== WHAT IS REQUIRED ==
Your copy of the material below should match it exactly, except that it holds no pictures.
======== INFORMATION PROVIDED ========
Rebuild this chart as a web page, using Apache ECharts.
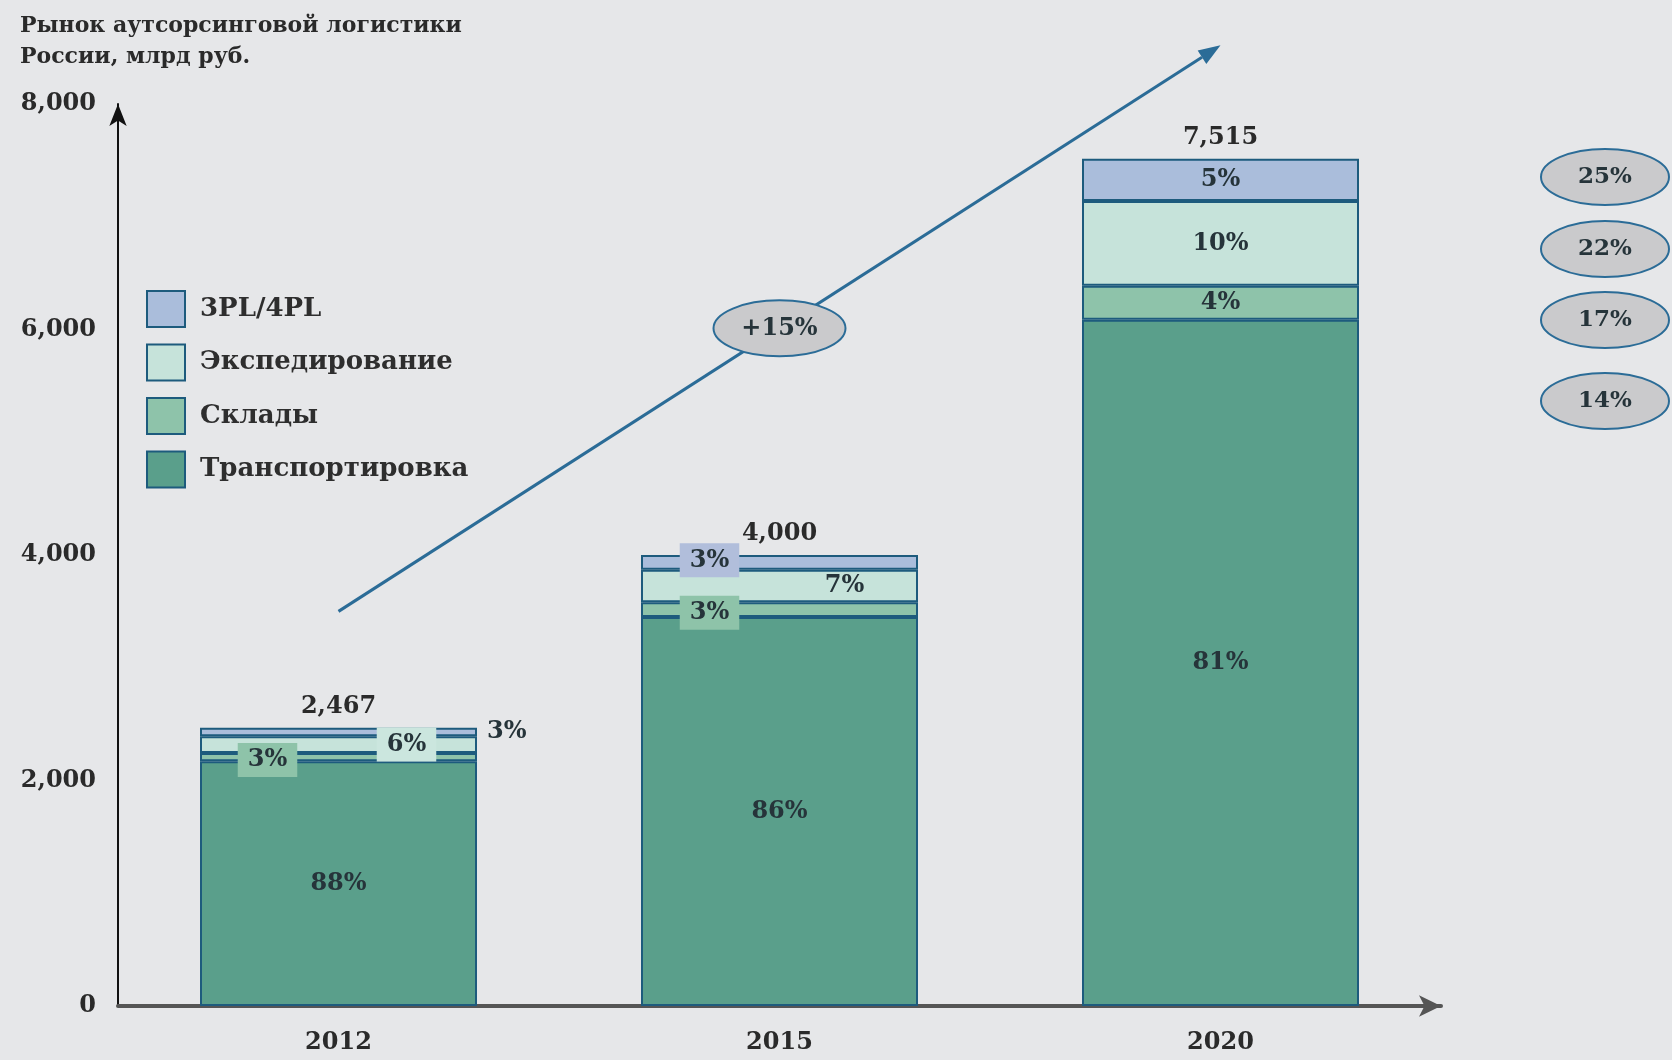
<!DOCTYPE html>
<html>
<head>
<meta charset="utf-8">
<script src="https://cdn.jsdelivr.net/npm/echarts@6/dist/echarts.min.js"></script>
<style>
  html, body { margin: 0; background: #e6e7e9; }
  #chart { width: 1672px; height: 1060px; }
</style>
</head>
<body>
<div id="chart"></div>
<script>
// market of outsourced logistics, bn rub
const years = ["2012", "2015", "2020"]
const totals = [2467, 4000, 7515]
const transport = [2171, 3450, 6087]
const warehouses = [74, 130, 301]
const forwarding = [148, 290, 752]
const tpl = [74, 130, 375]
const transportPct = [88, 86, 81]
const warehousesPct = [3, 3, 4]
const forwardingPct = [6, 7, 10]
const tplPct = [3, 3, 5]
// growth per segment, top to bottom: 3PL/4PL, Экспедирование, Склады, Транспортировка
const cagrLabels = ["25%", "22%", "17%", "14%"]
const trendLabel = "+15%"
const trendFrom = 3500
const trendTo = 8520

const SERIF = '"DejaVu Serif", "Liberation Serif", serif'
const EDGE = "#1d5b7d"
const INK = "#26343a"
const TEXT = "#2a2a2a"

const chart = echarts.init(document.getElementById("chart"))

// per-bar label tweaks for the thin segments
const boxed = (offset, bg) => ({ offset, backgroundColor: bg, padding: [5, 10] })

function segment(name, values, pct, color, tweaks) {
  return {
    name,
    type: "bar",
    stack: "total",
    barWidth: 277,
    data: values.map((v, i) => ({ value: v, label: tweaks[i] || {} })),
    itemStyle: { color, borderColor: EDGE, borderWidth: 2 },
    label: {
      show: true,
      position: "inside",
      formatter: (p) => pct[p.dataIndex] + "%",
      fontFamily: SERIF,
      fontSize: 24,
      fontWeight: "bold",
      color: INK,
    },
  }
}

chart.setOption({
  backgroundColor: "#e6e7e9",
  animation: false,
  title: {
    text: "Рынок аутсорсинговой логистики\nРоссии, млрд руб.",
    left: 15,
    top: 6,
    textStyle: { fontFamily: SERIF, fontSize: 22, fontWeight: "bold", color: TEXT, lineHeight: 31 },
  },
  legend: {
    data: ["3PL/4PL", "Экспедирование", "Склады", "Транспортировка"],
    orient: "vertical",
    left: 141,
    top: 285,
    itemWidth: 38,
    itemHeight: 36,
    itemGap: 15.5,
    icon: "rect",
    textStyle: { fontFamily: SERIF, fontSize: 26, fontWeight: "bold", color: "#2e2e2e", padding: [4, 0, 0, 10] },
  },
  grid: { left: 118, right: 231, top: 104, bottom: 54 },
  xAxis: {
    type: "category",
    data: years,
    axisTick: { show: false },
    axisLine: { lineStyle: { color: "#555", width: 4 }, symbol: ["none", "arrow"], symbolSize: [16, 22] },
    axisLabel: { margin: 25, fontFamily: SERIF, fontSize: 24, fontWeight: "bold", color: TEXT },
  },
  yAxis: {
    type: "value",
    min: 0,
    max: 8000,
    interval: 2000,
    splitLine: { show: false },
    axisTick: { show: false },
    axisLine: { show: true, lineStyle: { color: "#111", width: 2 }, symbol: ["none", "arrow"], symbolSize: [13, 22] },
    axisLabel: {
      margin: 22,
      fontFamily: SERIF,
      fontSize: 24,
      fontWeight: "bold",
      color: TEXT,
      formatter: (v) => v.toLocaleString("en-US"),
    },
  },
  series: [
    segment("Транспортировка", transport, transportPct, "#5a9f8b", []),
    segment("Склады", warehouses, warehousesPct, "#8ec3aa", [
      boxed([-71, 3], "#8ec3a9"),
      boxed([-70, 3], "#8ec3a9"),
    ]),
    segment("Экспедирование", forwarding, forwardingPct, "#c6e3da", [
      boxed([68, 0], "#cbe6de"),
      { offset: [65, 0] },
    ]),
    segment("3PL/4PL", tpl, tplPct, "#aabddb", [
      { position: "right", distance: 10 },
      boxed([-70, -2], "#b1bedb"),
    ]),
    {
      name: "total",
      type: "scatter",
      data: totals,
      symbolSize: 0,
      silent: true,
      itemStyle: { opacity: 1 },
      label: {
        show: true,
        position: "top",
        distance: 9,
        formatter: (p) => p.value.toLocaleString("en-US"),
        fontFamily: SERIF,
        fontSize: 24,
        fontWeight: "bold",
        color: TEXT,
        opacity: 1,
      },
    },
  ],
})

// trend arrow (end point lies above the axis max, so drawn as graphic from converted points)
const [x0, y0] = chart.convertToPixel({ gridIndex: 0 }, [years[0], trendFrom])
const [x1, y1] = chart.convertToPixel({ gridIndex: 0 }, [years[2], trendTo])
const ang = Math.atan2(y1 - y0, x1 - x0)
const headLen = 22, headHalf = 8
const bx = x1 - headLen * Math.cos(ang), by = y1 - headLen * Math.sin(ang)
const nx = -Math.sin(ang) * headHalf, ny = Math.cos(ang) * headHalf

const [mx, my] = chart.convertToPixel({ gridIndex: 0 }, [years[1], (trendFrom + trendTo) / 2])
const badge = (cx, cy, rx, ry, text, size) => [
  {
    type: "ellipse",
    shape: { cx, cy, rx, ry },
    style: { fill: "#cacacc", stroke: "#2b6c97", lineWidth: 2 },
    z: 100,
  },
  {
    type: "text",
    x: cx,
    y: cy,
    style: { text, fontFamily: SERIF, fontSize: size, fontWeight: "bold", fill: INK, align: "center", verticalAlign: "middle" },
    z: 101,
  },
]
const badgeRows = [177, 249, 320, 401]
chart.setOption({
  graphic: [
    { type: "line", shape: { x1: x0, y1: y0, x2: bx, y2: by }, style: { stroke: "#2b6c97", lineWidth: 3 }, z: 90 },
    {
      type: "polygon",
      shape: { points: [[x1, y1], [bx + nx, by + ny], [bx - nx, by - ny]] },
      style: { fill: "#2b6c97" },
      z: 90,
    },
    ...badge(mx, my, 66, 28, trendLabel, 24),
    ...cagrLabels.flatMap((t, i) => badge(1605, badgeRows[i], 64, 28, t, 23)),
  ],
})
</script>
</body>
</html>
========
== EXERCISE RESULT ==
Rebuild this chart as a web page, using Apache ECharts.
<!DOCTYPE html>
<html>
<head>
<meta charset="utf-8">
<script src="https://cdn.jsdelivr.net/npm/echarts@6/dist/echarts.min.js"></script>
<style>
  html, body { margin: 0; background: #e6e7e9; }
  #chart { width: 1672px; height: 1060px; }
</style>
</head>
<body>
<div id="chart"></div>
<script>
// market of outsourced logistics, bn rub
const years = ["2012", "2015", "2020"]
const totals = [2467, 4000, 7515]
const transport = [2171, 3450, 6087]
const warehouses = [74, 130, 301]
const forwarding = [148, 290, 752]
const tpl = [74, 130, 375]
const transportPct = [88, 86, 81]
const warehousesPct = [3, 3, 4]
const forwardingPct = [6, 7, 10]
const tplPct = [3, 3, 5]
// growth per segment, top to bottom: 3PL/4PL, Экспедирование, Склады, Транспортировка
const cagrLabels = ["25%", "22%", "17%", "14%"]
const trendLabel = "+15%"
const trendFrom = 3500
const trendTo = 8520

const SERIF = '"DejaVu Serif", "Liberation Serif", serif'
const EDGE = "#1d5b7d"
const INK = "#26343a"
const TEXT = "#2a2a2a"

const chart = echarts.init(document.getElementById("chart"))

// per-bar label tweaks for the thin segments
const boxed = (offset, bg) => ({ offset, backgroundColor: bg, padding: [5, 10] })

function segment(name, values, pct, color, tweaks) {
  return {
    name,
    type: "bar",
    stack: "total",
    barWidth: 277,
    data: values.map((v, i) => ({ value: v, label: tweaks[i] || {} })),
    itemStyle: { color, borderColor: EDGE, borderWidth: 2 },
    label: {
      show: true,
      position: "inside",
      formatter: (p) => pct[p.dataIndex] + "%",
      fontFamily: SERIF,
      fontSize: 24,
      fontWeight: "bold",
      color: INK,
    },
  }
}

chart.setOption({
  backgroundColor: "#e6e7e9",
  animation: false,
  title: {
    text: "Рынок аутсорсинговой логистики\nРоссии, млрд руб.",
    left: 15,
    top: 6,
    textStyle: { fontFamily: SERIF, fontSize: 22, fontWeight: "bold", color: TEXT, lineHeight: 31 },
  },
  legend: {
    data: ["3PL/4PL", "Экспедирование", "Склады", "Транспортировка"],
    orient: "vertical",
    left: 141,
    top: 285,
    itemWidth: 38,
    itemHeight: 36,
    itemGap: 15.5,
    icon: "rect",
    textStyle: { fontFamily: SERIF, fontSize: 26, fontWeight: "bold", color: "#2e2e2e", padding: [4, 0, 0, 10] },
  },
  grid: { left: 118, right: 231, top: 104, bottom: 54 },
  xAxis: {
    type: "category",
    data: years,
    axisTick: { show: false },
    axisLine: { lineStyle: { color: "#555", width: 4 }, symbol: ["none", "arrow"], symbolSize: [16, 22] },
    axisLabel: { margin: 25, fontFamily: SERIF, fontSize: 24, fontWeight: "bold", color: TEXT },
  },
  yAxis: {
    type: "value",
    min: 0,
    max: 8000,
    interval: 2000,
    splitLine: { show: false },
    axisTick: { show: false },
    axisLine: { show: true, lineStyle: { color: "#111", width: 2 }, symbol: ["none", "arrow"], symbolSize: [13, 22] },
    axisLabel: {
      margin: 22,
      fontFamily: SERIF,
      fontSize: 24,
      fontWeight: "bold",
      color: TEXT,
      formatter: (v) => v.toLocaleString("en-US"),
    },
  },
  series: [
    segment("Транспортировка", transport, transportPct, "#5a9f8b", []),
    segment("Склады", warehouses, warehousesPct, "#8ec3aa", [
      boxed([-71, 3], "#8ec3a9"),
      boxed([-70, 3], "#8ec3a9"),
    ]),
    segment("Экспедирование", forwarding, forwardingPct, "#c6e3da", [
      boxed([68, 0], "#cbe6de"),
      { offset: [65, 0] },
    ]),
    segment("3PL/4PL", tpl, tplPct, "#aabddb", [
      { position: "right", distance: 10 },
      boxed([-70, -2], "#b1bedb"),
    ]),
    {
      name: "total",
      type: "scatter",
      data: totals,
      symbolSize: 0,
      silent: true,
      itemStyle: { opacity: 1 },
      label: {
        show: true,
        position: "top",
        distance: 9,
        formatter: (p) => p.value.toLocaleString("en-US"),
        fontFamily: SERIF,
        fontSize: 24,
        fontWeight: "bold",
        color: TEXT,
        opacity: 1,
      },
    },
  ],
})

// trend arrow (end point lies above the axis max, so drawn as graphic from converted points)
const [x0, y0] = chart.convertToPixel({ gridIndex: 0 }, [years[0], trendFrom])
const [x1, y1] = chart.convertToPixel({ gridIndex: 0 }, [years[2], trendTo])
const ang = Math.atan2(y1 - y0, x1 - x0)
const headLen = 22, headHalf = 8
const bx = x1 - headLen * Math.cos(ang), by = y1 - headLen * Math.sin(ang)
const nx = -Math.sin(ang) * headHalf, ny = Math.cos(ang) * headHalf

const [mx, my] = chart.convertToPixel({ gridIndex: 0 }, [years[1], (trendFrom + trendTo) / 2])
const badge = (cx, cy, rx, ry, text, size) => [
  {
    type: "ellipse",
    shape: { cx, cy, rx, ry },
    style: { fill: "#cacacc", stroke: "#2b6c97", lineWidth: 2 },
    z: 100,
  },
  {
    type: "text",
    x: cx,
    y: cy,
    style: { text, fontFamily: SERIF, fontSize: size, fontWeight: "bold", fill: INK, align: "center", verticalAlign: "middle" },
    z: 101,
  },
]
const badgeRows = [177, 249, 320, 401]
chart.setOption({
  graphic: [
    { type: "line", shape: { x1: x0, y1: y0, x2: bx, y2: by }, style: { stroke: "#2b6c97", lineWidth: 3 }, z: 90 },
    {
      type: "polygon",
      shape: { points: [[x1, y1], [bx + nx, by + ny], [bx - nx, by - ny]] },
      style: { fill: "#2b6c97" },
      z: 90,
    },
    ...badge(mx, my, 66, 28, trendLabel, 24),
    ...cagrLabels.flatMap((t, i) => badge(1605, badgeRows[i], 64, 28, t, 23)),
  ],
})
</script>
</body>
</html>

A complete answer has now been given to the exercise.